**Task details**. From the listing below, output the lines between the one with "Write the React, TypeScript" and the one with "Chart.register(...registerables);", including those two, and nothing else. Pictures are not copied.

**Dataset entries**.
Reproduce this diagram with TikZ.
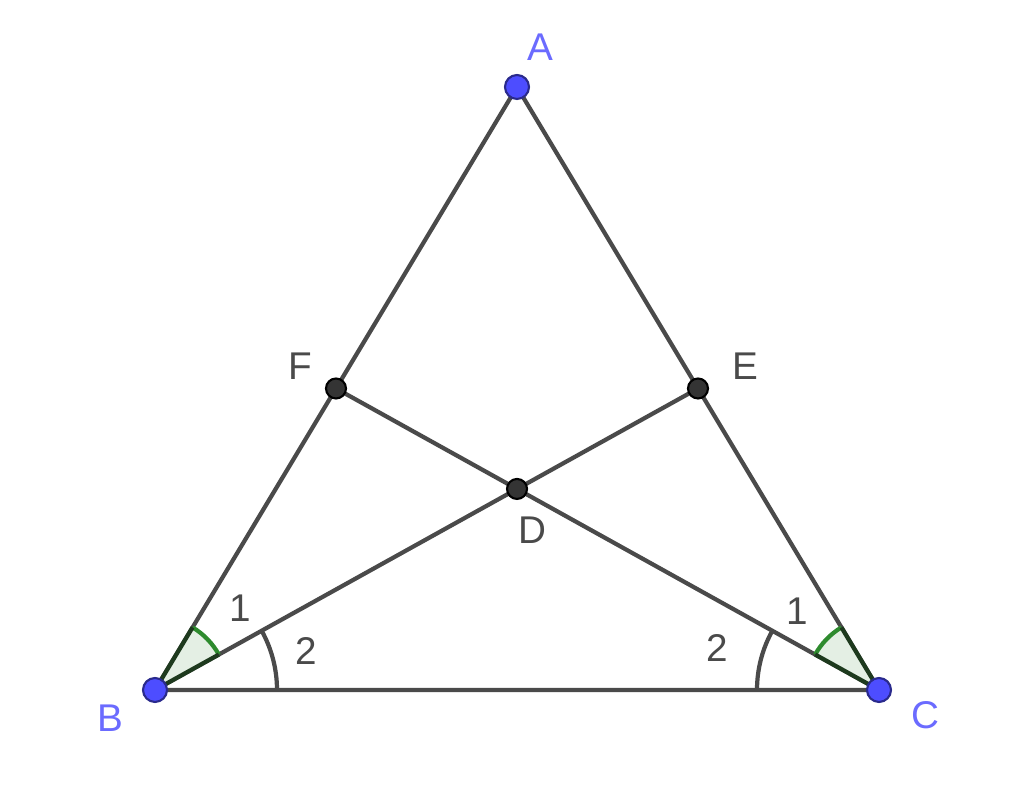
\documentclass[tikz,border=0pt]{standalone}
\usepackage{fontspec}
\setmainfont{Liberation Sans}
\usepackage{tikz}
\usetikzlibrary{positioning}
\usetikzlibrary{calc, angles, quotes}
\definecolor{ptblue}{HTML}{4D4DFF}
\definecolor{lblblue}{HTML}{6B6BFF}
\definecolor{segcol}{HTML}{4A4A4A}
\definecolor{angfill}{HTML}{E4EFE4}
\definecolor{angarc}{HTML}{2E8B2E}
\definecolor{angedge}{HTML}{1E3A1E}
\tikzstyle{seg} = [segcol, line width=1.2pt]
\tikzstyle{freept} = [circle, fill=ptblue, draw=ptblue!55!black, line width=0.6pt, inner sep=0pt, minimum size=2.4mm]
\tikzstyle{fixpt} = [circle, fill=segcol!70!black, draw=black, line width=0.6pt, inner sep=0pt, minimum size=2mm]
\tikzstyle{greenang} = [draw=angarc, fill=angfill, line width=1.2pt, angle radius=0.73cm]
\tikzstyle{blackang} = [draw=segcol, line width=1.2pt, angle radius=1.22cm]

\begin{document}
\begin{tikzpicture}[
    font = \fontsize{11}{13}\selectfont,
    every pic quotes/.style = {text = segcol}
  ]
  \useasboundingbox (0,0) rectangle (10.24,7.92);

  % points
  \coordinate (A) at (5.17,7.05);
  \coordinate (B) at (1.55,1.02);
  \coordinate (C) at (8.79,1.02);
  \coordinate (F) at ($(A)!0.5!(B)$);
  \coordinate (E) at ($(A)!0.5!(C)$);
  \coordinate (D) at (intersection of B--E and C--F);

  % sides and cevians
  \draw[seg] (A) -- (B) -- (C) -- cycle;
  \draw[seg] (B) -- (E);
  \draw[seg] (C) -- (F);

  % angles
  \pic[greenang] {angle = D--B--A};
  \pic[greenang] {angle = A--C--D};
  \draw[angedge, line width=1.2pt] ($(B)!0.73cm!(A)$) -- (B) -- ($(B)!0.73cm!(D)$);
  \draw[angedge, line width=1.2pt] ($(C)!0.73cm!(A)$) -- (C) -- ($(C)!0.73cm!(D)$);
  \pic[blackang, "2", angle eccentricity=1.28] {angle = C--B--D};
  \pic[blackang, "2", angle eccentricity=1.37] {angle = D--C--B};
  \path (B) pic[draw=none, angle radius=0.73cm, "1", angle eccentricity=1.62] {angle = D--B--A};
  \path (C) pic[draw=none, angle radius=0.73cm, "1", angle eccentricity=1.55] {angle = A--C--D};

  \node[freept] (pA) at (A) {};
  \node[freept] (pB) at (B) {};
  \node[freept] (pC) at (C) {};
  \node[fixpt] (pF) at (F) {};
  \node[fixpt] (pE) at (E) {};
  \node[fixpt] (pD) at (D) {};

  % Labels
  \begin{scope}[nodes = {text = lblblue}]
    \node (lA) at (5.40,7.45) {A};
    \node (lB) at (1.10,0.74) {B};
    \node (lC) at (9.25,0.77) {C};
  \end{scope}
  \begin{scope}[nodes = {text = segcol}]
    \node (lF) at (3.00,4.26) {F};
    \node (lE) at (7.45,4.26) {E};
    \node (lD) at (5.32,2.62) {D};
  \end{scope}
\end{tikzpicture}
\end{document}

...

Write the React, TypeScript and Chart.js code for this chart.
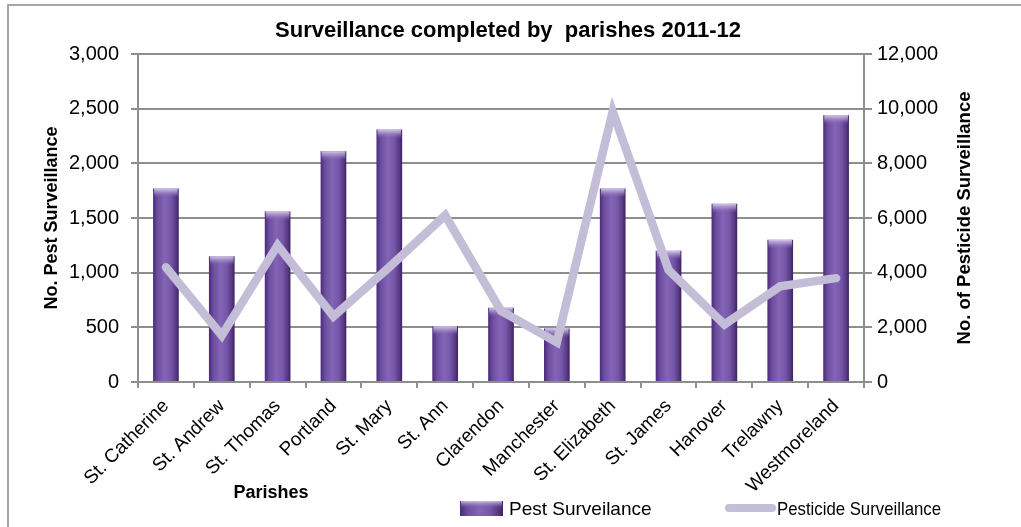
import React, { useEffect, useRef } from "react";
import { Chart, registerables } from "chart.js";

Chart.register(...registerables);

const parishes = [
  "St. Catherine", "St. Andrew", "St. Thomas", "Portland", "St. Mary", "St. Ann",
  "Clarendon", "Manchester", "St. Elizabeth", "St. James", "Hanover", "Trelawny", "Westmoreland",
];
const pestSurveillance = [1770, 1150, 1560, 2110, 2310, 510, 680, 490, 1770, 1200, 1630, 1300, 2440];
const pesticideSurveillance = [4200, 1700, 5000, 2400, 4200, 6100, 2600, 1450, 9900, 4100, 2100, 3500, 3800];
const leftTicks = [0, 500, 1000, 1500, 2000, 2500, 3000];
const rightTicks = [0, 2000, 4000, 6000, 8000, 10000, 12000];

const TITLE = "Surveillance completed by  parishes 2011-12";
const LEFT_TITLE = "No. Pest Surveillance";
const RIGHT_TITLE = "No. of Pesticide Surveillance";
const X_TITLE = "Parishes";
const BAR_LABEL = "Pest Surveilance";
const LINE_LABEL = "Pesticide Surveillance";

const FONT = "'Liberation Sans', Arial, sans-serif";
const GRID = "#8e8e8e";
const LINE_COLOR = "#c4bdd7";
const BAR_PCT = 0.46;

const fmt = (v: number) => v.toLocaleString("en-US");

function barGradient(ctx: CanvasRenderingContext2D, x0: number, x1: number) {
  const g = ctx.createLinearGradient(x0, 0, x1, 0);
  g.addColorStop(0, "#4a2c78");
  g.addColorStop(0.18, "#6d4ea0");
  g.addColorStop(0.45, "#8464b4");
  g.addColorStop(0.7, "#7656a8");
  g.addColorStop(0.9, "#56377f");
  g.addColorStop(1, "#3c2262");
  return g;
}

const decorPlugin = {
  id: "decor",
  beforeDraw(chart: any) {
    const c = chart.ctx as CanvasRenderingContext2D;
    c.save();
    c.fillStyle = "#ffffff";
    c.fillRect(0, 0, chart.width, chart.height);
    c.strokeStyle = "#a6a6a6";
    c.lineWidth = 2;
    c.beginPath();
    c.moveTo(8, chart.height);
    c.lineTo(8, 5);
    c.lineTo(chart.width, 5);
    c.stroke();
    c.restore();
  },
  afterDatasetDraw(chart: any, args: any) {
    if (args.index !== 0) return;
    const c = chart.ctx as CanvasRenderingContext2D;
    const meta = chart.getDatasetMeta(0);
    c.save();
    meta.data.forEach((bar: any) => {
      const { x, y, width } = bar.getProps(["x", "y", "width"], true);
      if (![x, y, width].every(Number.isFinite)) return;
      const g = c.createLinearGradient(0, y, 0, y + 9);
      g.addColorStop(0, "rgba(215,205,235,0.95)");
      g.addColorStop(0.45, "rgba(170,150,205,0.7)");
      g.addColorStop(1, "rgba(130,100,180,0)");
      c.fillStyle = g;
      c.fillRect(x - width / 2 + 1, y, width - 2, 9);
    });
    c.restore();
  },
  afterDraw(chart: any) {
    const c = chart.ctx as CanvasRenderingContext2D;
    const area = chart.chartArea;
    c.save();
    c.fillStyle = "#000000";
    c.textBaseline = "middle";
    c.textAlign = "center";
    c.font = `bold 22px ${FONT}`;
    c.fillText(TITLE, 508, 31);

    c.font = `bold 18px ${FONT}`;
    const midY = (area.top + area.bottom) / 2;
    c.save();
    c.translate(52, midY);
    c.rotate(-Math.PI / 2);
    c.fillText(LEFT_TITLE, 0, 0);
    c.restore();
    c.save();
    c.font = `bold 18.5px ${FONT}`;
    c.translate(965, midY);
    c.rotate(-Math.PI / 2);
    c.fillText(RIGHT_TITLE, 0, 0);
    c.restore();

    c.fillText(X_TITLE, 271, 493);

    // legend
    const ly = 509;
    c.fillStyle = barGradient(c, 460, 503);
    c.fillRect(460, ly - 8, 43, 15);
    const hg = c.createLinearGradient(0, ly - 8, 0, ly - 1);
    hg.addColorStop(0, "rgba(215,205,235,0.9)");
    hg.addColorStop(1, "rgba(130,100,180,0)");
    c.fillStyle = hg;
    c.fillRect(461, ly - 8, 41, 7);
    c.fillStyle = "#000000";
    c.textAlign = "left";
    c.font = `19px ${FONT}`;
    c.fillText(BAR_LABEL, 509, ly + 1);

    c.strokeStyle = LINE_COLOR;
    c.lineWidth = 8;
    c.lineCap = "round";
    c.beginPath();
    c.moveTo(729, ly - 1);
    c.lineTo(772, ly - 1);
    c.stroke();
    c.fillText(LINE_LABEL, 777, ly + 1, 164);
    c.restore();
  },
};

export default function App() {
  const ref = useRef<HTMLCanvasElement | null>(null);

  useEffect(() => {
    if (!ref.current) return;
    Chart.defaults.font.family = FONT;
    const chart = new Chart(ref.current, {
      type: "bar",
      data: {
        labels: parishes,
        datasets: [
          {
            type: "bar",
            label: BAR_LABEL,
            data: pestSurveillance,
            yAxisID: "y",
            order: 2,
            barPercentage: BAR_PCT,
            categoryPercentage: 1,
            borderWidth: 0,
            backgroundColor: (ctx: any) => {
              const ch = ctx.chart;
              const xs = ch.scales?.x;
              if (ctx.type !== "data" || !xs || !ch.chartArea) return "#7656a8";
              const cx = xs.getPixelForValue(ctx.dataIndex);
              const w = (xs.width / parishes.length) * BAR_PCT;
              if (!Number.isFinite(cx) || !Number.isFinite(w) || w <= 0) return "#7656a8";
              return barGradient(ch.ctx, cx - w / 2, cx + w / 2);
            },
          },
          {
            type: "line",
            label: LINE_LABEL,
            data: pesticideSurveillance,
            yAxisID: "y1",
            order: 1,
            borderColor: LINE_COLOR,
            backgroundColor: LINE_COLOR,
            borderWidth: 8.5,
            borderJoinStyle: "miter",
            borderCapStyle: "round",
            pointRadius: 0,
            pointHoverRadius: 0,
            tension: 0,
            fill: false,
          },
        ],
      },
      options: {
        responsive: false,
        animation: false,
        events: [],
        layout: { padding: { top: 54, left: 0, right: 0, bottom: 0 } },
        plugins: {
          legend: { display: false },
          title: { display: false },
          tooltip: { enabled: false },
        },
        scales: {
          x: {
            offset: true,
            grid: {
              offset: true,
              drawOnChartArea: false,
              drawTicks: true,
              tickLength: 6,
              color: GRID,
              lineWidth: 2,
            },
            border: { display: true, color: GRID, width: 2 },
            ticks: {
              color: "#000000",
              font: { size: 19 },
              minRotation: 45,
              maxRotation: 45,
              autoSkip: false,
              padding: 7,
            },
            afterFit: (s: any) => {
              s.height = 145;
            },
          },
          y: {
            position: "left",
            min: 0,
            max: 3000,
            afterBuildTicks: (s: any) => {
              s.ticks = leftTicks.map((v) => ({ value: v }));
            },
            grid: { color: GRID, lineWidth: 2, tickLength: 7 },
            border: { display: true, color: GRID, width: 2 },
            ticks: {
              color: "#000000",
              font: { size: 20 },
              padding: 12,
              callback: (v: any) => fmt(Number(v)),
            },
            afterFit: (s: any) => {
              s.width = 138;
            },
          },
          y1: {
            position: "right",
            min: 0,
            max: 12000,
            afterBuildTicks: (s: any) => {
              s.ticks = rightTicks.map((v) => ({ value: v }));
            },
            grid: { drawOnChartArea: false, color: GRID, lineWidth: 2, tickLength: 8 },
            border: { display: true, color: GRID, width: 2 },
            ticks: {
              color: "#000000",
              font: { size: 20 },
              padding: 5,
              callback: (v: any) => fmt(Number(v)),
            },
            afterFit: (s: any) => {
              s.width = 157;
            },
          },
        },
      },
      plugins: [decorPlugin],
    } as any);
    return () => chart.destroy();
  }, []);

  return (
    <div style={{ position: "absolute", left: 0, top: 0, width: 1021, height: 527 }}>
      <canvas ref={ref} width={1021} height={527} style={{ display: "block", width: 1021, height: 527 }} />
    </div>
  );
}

**Expected answer**.
Write the React, TypeScript and Chart.js code for this chart.
import React, { useEffect, useRef } from "react";
import { Chart, registerables } from "chart.js";

Chart.register(...registerables);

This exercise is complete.